#### RAW DATA ####
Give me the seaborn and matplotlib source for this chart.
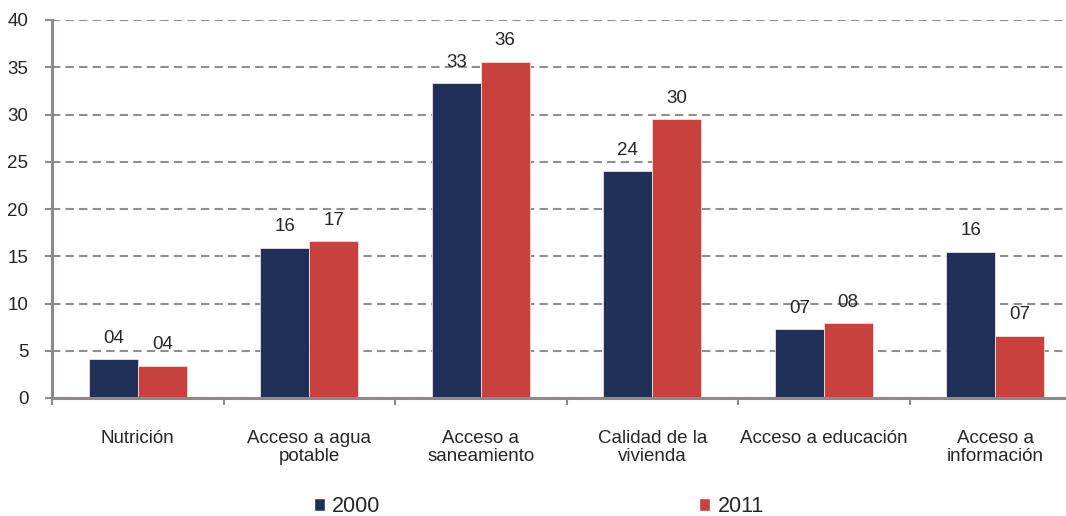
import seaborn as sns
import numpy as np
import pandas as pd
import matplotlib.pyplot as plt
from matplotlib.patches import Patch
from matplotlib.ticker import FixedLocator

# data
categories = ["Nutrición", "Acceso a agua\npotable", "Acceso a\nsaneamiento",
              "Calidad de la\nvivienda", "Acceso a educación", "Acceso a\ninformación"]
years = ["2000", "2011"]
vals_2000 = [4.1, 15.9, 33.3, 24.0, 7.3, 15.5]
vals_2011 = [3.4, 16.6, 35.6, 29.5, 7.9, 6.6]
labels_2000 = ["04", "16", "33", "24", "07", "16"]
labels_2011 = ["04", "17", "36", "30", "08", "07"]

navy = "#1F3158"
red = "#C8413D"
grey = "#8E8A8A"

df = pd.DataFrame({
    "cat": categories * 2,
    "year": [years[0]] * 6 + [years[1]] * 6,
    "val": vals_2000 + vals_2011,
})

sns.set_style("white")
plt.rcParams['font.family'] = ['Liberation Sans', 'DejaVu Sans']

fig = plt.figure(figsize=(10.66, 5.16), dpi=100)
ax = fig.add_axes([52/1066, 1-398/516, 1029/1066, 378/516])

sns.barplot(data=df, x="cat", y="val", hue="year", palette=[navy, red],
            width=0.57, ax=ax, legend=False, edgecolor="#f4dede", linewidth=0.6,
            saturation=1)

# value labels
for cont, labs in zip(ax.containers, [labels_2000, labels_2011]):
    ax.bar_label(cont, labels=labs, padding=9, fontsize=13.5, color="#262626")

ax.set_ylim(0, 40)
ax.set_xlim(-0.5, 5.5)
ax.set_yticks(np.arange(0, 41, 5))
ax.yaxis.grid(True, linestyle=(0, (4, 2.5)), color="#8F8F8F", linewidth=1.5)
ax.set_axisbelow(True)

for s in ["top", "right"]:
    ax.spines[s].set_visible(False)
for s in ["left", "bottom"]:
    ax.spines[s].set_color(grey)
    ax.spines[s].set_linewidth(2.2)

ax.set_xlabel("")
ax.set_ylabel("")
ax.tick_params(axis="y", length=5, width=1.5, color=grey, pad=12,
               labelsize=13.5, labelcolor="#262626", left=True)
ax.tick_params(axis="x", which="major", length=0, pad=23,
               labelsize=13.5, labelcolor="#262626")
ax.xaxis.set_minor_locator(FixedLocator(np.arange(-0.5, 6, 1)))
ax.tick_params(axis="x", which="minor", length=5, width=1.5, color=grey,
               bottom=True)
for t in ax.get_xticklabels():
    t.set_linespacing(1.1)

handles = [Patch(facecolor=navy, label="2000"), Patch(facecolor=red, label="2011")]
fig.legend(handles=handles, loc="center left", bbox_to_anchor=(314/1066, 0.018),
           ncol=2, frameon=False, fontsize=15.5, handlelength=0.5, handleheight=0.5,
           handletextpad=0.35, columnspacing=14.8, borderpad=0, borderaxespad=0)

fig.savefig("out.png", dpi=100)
####
# [TASK DIRECTIONS]
Repeat, with no pictures, each line from the beginning of the data through the line containing "from matplotlib.ticker import FixedLocator", inclusive.

# [SOLVED PROBLEM]
Give me the seaborn and matplotlib source for this chart.
import seaborn as sns
import numpy as np
import pandas as pd
import matplotlib.pyplot as plt
from matplotlib.patches import Patch
from matplotlib.ticker import FixedLocator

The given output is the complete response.